The driver who hit Gammage’s vehicle told police that his own light was green and that Gammage had sped through the red light, so Gammage was found to be at fault in the accident, Young said, though the other driver was still charged with driving while intoxicated. Gammage had given his name to police before escaping, so officers obtained a warrant for his arrest on charges of possession of a firearm by a convicted felon (which carries a minimum 10-year sentence), hit-and-run driving for leaving the crash scene, two traffic charges and a probation violation, Young said.

Gammage was involved in an unrelated disturbance a few days later on Bourbon Street, and when the investigating officers ran his name, the warrant showed up and he was arrested, Young said.

  7 Responses to “Uzi submachine gun found in car after driver flees DWI crash”

  1. silenced sub machine gun, your second amendment at work!

    • SafetyDance,

      No… It had a flash suppressor, not a noise suppressor. A flash suppressor is mainly intended to prevent the flash from the gun from blinding the user. And as Jim and I have noted, it probably was not a submachine gun.

  2. It was probably a semi automatic, not a fully automatic sub machinegun. But in either case, convicted felons aren’t supposed to have guns and this guy needs to do time for illegally possessing one.

  3. Robert,

    Was it really a submachine gun (automatic), or one of the civilian semiautomatic models? I would think he would have been charged with illegal possession of an machine gun under La. R.S. 40:1752 (a serious felony) unless it was just a semiautomatic variant. Any submachine gun is subject to a federal registration and is flat out illegal to own in this state unless it is a “war relic” (and an Uzi would not qualify).

    The distinction is pretty big; a 9mm semiautmatic uzi is hard to conceal and really only as useful as a 9mm pistol with a extremely large magazine (for example, one common police sidearm, the Glock 17, has an optional 33 round magazine).

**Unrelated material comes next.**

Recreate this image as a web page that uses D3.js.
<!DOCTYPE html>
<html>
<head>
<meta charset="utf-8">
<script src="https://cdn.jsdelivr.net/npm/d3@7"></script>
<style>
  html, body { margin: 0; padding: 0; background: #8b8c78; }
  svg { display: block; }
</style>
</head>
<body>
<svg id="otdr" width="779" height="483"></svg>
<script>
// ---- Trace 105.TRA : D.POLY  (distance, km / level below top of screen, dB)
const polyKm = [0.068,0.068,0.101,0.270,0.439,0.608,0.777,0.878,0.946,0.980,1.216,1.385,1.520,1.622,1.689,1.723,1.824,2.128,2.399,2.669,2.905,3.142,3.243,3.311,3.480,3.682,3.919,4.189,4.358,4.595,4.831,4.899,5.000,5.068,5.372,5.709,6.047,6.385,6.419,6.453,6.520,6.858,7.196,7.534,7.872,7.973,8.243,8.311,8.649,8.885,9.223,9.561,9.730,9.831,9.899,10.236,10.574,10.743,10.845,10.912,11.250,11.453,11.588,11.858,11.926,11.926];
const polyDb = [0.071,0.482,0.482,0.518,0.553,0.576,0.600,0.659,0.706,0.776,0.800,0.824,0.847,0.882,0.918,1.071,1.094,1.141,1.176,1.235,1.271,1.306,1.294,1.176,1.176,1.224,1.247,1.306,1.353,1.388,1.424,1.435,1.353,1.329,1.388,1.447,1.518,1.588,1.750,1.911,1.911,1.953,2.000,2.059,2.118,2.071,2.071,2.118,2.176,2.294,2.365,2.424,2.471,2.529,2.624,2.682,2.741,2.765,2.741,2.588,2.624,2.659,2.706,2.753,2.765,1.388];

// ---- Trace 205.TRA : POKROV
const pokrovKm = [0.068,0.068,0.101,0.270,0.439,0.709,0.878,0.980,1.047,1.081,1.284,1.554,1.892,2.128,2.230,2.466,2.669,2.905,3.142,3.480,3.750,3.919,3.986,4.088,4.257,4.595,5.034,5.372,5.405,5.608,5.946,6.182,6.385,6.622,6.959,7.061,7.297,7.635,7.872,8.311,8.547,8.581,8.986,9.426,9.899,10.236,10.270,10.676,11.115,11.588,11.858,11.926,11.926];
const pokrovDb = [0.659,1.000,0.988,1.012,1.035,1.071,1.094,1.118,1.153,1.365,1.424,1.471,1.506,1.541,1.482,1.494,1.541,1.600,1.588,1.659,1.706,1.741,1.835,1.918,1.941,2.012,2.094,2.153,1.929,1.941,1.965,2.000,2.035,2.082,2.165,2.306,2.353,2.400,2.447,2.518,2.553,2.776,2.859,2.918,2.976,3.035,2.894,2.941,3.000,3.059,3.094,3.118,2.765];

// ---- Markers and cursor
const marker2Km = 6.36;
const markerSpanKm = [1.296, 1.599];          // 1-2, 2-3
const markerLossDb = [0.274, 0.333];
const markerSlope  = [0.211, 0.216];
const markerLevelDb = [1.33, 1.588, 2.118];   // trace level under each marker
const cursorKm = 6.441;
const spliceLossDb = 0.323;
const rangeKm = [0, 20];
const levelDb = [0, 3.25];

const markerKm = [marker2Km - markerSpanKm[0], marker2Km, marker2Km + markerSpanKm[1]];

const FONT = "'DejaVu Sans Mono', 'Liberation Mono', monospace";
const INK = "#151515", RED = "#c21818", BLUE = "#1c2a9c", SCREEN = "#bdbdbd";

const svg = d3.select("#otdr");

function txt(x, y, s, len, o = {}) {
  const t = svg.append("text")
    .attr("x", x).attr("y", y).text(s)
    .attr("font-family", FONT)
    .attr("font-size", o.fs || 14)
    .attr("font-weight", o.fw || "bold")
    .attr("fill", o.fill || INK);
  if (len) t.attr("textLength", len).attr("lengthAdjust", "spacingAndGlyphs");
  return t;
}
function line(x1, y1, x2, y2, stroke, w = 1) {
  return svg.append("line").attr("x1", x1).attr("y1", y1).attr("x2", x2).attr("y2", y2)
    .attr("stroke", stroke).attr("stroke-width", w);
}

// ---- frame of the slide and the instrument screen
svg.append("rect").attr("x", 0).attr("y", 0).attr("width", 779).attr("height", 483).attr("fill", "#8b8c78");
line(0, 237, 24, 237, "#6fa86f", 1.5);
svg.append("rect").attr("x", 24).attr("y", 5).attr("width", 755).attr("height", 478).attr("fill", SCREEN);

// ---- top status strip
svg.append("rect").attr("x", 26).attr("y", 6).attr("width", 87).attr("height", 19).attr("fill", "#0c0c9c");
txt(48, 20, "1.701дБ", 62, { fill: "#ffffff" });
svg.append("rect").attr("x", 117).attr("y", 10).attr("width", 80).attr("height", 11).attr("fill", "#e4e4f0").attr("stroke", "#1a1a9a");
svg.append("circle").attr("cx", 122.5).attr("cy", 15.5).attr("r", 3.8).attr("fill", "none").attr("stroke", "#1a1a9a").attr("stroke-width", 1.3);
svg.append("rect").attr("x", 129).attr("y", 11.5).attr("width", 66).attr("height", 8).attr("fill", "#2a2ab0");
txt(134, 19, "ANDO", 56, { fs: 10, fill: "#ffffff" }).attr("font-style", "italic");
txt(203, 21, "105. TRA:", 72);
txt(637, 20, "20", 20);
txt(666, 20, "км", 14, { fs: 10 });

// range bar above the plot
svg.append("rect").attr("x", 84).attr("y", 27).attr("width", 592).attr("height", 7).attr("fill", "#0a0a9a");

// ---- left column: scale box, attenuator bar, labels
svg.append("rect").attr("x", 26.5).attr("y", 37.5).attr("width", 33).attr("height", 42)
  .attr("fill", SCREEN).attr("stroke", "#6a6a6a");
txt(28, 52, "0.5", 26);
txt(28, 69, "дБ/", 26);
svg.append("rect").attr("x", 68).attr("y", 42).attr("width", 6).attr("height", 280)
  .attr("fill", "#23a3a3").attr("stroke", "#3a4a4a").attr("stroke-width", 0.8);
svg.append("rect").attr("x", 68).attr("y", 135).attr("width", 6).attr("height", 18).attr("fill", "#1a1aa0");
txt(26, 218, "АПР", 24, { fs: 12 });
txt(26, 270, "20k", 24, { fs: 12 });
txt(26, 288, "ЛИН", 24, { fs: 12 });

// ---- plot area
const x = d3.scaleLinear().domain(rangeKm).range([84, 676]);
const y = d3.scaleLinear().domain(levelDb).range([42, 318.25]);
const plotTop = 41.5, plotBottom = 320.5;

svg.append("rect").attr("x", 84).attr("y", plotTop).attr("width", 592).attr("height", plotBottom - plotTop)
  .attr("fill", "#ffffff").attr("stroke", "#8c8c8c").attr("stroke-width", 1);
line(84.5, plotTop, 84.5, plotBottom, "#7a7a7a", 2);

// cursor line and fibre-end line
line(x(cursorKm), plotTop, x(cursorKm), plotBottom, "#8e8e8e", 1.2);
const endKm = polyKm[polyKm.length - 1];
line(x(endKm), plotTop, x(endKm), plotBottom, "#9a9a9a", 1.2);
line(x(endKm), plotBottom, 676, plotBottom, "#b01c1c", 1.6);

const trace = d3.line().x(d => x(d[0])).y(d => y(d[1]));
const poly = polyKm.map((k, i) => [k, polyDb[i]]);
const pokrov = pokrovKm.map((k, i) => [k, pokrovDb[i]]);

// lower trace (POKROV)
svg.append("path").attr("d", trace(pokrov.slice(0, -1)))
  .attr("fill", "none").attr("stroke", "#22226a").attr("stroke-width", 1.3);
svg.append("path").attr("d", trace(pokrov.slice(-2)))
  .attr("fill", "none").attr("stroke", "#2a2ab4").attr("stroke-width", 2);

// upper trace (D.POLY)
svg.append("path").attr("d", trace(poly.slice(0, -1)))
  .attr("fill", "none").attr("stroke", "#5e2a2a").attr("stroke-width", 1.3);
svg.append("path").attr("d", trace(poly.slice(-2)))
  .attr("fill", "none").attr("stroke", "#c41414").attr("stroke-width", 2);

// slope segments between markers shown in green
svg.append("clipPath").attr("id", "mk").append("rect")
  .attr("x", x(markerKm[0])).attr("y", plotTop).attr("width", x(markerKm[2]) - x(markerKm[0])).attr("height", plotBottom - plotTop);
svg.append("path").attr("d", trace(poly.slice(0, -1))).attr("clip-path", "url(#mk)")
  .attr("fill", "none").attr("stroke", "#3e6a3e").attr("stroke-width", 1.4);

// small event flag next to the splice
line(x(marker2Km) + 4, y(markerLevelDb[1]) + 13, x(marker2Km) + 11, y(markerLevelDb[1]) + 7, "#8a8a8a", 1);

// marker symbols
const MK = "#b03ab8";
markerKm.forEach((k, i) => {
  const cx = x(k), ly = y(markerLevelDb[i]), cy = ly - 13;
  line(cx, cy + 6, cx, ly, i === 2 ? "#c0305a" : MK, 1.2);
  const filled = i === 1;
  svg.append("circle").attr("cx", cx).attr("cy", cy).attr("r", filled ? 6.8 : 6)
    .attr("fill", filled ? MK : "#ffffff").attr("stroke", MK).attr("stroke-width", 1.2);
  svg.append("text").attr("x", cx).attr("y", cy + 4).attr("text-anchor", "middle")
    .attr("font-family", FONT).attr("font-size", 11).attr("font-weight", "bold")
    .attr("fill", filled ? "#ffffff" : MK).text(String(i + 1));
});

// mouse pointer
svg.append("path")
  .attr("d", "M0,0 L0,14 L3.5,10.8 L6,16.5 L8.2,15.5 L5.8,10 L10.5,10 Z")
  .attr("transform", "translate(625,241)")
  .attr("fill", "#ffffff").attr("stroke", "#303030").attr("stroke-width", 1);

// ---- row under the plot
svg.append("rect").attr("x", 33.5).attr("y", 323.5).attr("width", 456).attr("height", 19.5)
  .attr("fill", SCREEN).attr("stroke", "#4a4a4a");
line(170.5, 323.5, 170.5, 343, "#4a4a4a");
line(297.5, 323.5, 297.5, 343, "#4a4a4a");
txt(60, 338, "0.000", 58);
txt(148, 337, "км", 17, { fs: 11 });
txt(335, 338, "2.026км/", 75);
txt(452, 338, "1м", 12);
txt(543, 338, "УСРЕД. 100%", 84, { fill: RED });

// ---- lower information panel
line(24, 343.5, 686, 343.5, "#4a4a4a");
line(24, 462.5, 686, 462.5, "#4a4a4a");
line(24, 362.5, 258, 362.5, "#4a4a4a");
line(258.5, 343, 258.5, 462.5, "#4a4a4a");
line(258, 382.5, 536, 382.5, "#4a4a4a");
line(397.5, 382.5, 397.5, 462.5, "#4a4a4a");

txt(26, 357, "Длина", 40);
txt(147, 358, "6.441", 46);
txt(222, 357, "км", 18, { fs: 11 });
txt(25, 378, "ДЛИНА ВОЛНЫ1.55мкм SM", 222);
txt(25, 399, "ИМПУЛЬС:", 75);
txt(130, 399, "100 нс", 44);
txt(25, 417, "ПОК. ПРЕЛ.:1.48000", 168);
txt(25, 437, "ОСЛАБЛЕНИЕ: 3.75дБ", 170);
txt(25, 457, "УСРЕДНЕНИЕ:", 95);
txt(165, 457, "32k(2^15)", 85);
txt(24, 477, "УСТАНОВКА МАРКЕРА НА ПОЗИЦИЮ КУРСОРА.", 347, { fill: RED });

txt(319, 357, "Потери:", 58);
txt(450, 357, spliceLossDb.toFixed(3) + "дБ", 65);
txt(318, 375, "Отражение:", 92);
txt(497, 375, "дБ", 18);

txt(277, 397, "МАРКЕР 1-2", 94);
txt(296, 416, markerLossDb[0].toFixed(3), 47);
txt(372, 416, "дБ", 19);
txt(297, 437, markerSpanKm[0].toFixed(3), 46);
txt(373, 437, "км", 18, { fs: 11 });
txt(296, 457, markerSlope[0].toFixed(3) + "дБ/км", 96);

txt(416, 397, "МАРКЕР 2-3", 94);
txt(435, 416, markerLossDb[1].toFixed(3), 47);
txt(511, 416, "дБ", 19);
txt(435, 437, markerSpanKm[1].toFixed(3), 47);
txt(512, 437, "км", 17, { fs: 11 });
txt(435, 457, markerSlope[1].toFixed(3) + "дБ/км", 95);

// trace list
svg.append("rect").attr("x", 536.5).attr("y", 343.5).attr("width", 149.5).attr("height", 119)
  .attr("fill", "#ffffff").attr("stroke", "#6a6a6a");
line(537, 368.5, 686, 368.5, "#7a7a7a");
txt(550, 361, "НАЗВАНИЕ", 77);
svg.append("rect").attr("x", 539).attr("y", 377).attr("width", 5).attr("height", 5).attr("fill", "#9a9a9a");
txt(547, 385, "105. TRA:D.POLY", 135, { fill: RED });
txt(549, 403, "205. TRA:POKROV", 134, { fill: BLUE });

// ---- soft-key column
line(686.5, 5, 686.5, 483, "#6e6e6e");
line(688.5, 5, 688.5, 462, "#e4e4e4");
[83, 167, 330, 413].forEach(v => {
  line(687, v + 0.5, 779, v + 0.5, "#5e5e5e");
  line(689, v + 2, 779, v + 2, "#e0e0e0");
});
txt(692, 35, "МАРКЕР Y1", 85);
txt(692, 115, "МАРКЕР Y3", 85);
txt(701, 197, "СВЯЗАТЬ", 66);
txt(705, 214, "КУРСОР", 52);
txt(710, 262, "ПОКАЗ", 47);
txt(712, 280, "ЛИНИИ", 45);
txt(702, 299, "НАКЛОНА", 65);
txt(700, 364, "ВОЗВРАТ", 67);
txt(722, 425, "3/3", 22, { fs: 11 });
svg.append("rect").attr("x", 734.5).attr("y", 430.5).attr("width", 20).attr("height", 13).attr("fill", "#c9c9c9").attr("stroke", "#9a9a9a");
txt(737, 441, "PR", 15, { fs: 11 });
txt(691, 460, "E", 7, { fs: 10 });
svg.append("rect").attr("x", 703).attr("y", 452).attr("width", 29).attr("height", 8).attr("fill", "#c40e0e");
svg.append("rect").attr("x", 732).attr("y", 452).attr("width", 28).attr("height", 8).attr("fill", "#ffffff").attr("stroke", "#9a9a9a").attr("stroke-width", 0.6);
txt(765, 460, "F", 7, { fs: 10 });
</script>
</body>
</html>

A criminal might use one to appear intimidating, but it doesn’t really make him that much more dangerous. An uzi submachine gun, on the other hand, can fire in the neighborhood of 600 bullets per minute and can be very dangerous, especially if the criminal has plenty of extra magazines.

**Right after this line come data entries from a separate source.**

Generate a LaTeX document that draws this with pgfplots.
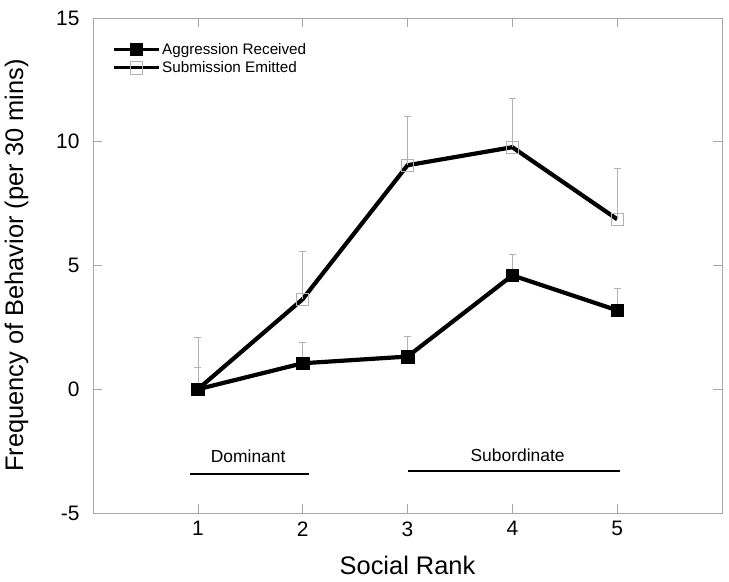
\documentclass[border=0pt]{standalone}
\usepackage{pgfplots}
\pgfplotsset{compat=1.18}
\usepackage{fontspec}
\setmainfont{Liberation Sans}
\begin{document}
\begin{tikzpicture}
\begin{axis}[
  name=ax,
  scale only axis,
  width=629bp, height=495bp,
  xmin=0, xmax=6, ymin=-5, ymax=15,
  xtick={1,2,3,4,5},
  ytick={-5,0,5,10,15},
  tick align=inside,
  major tick length=9bp,
  axis line style={gray!70, line width=0.6pt},
  tick style={gray!70, line width=0.6pt},
  /pgf/number format/assume math mode=true,
  ticklabel style={font=\fontsize{21}{25}\selectfont},
  xticklabel style={yshift=-5bp},
  yticklabel style={xshift=-10bp},
  xlabel={Social Rank},
  ylabel={Frequency of Behavior (per 30 mins)},
  label style={font=\fontsize{25.5}{30}\selectfont},
  xlabel style={yshift=-13bp},
  ylabel style={yshift=21bp},
  legend style={at={(0,1)}, anchor=north west, xshift=18bp, yshift=-22bp, draw=none, fill=none,
    font=\fontsize{15.3}{17}\selectfont, row sep=2bp, inner sep=1bp},
  legend cell align=left,
  legend image code/.code={\draw[mark repeat=2,mark phase=2,#1,line width=3bp] plot coordinates {(0bp,0bp)(22.5bp,0bp)(45bp,0bp)};},
  error bars/y dir=plus,
  error bars/y explicit,
  error bars/error bar style={gray!60, line width=0.6pt},
  error bars/error mark options={rotate=90, mark size=3.5bp, gray!60, line width=0.6pt},
]
\addplot[black, line width=4.2bp, mark=square*, mark size=6.3bp, mark options={solid, fill=black, line width=0.6pt}]
  coordinates {(1,0) +- (0,0.9) (2,1.05) +- (0,0.83) (3,1.32) +- (0,0.82) (4,4.6) +- (0,0.85) (5,3.19) +- (0,0.88)};
\addlegendentry{Aggression Received}
\addplot[black, line width=4.2bp, mark=square, mark size=6.2bp, mark options={draw=gray!60, fill=none, line width=0.9pt}]
  coordinates {(1,0) +- (0,2.1) (2,3.64) +- (0,1.94) (3,9.05) +- (0,1.98) (4,9.78) +- (0,1.98) (5,6.87) +- (0,2.06)};
\addlegendentry{Submission Emitted}
\addplot[only marks, forget plot, mark=square*, mark size=6.3bp, mark options={solid, fill=black, draw=black, line width=0.6pt}]
  coordinates {(1,0)};
\addplot[black, line width=2.6bp, forget plot, no markers] coordinates {(0.924,-3.43) (2.057,-3.43)};
\addplot[black, line width=2.6bp, forget plot, no markers] coordinates {(3.0,-3.31) (5.03,-3.31)};
\node[font=\fontsize{17.5}{20}\selectfont] at (axis cs:1.48,-2.72) {Dominant};
\node[font=\fontsize{17.5}{20}\selectfont] at (axis cs:4.05,-2.68) {Subordinate};
\end{axis}
\pgfresetboundingbox
\path[use as bounding box] ([shift={(-93bp,-69bp)}]ax.south west) rectangle ([shift={(7bp,18bp)}]ax.north east);
\end{tikzpicture}
\end{document}
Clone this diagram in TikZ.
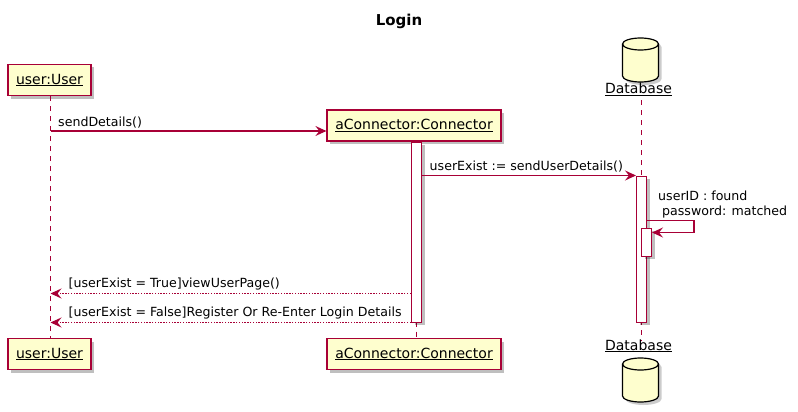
\documentclass[tikz,border=0pt]{standalone}
\usepackage{fontspec}
\setmainfont{DejaVu Sans}
\usetikzlibrary{arrows.meta, positioning, calc, shadows}
\definecolor{cBorder}{RGB}{168,0,54}
\definecolor{cFill}{RGB}{254,254,206}
\tikzset{
	partshadow/.style={drop shadow={shadow xshift=3pt, shadow yshift=-3pt, opacity=0.25, fill=black}},
	partbox/.style ={rectangle, draw=cBorder, line width=1.2pt, fill=cFill, minimum height=31pt, inner sep=0pt, font=\fontsize{14}{16}\selectfont, partshadow},
	dbname/.style  ={inner sep=0pt, anchor=base, font=\fontsize{14}{16}\selectfont},
	lifeline/.style={draw=cBorder, line width=0.9pt, dash pattern=on 5pt off 5pt},
	actbar/.style  ={rectangle, draw=cBorder, line width=1pt, fill=white, minimum width=10pt, inner sep=0pt, partshadow},
	msg/.style     ={draw=cBorder, line width=1.4pt, -{Stealth[length=11pt, width=10pt, inset=4pt]}},
	retmsg/.style  ={msg, dash pattern=on 1.4pt off 1.4pt},
	msglabel/.style={inner sep=0pt, anchor=base west, font=\fontsize{12.6}{15}\selectfont},
	% database drum, origin at the top centre
	drum/.pic={
		\fill[black, opacity=0.2] (-15,9) -- (-15,41) arc[start angle=180, end angle=0, x radius=18, y radius=6] -- (21,9) arc[start angle=0, end angle=-180, x radius=18, y radius=6] -- cycle;
		\draw[line width=1.2pt, fill=cFill] (-18,6) -- (-18,38) arc[start angle=180, end angle=0, x radius=18, y radius=6] -- (18,6) arc[start angle=0, end angle=-180, x radius=18, y radius=6] -- cycle;
		\draw[line width=1.2pt] (-18,6) arc[start angle=180, end angle=0, x radius=18, y radius=6];
	},
}
\begin{document}
\begin{tikzpicture}[x=1pt, y=-1pt]
	\useasboundingbox (0,0) rectangle (798,412);
	\node[font=\fontsize{15}{18}\selectfont\bfseries] (title) at (399,21) {Login};
	% participants
	\node[partbox, minimum width=83pt] (userTop) at (49.5,80) {\underline{user:User}};
	\node[partbox, minimum width=174pt] (connTop) at (414,125.5) {\underline{aConnector:Connector}};
	\pic at (640.5,38) {drum};
	\node[dbname] (dbTop) at (638.5,93.5) {\underline{Database}};
	\node[partbox, minimum width=83pt] (userBot) at (49.5,354) {\underline{user:User}};
	\node[partbox, minimum width=174pt] (connBot) at (414,354) {\underline{aConnector:Connector}};
	\node[dbname] (dbBot) at (638.5,350) {\underline{Database}};
	\pic at (640.5,358) {drum};
	% lifelines
	\coordinate (userL) at (50.5,0);
	\coordinate (connL) at (416.5,0);
	\coordinate (dbL) at (641.5,0);
	\draw[lifeline] (userL |- userTop.south) -- (userL |- userBot.north);
	\draw[lifeline] (connL |- connTop.south) -- (connL |- connBot.north);
	\draw[lifeline] (dbL |- 0,100) -- (dbL |- 0,341);
	% activations
	\node[actbar, minimum height=180pt] (connAct) at (416.5,232) {};
	\node[actbar, minimum height=146pt] (dbAct) at (641.5,249) {};
	\node[actbar, minimum height=28pt] (selfAct) at (646.5,242) {};
	% messages
	\coordinate (sendFrom) at (userL |- 0,131);
	\draw[msg] (sendFrom) -- (sendFrom -| connTop.west)
		node[msglabel, pos=0, xshift=7pt, yshift=5pt] {sendDetails()};
	\draw[msg] (dbAct.north west -| connAct.east) -- (dbAct.north west)
		node[msglabel, pos=0, xshift=7pt, yshift=5pt] {userExist := sendUserDetails()};
	\coordinate (selfOut) at ($(dbAct.north east)+(0,45)$);
	\coordinate (selfIn) at ($(selfAct.north east)+(0,5)$);
	\draw[msg] (selfOut) -- ++(47,0) |- (selfIn);
	\node[msglabel, align=left] (selfNote) at (658,215) {userID : found\\\hspace{4pt}password: matched};
	\coordinate (retTrue) at ($(connAct.south west)+(0,-29)$);
	\draw[retmsg] (retTrue) -- (retTrue -| userL)
		node[msglabel, pos=1, xshift=17.5pt, yshift=6.5pt] {[userExist = True]viewUserPage()};
	\draw[retmsg] (connAct.south west) -- (connAct.south west -| userL)
		node[msglabel, pos=1, xshift=17.5pt, yshift=6.5pt] {[userExist = False]Register Or Re-Enter Login Details};
\end{tikzpicture}
\end{document}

  4. Do you think it would pass muster if the police simply would obtain a warrant to sweep through a neighborhood that has had an “unreasonably” high percentage of illegal weapons? What is the tipping point – how much worse does it have to get – an UZI ? It is a comedy that it takes a drunk driver to uncover illegal weapons!

  5. I’m all for the right to bear arms, but this type of weapon wasn’t intended for either protection or hunting. It’s for killing–plain an simple. How can you justify this?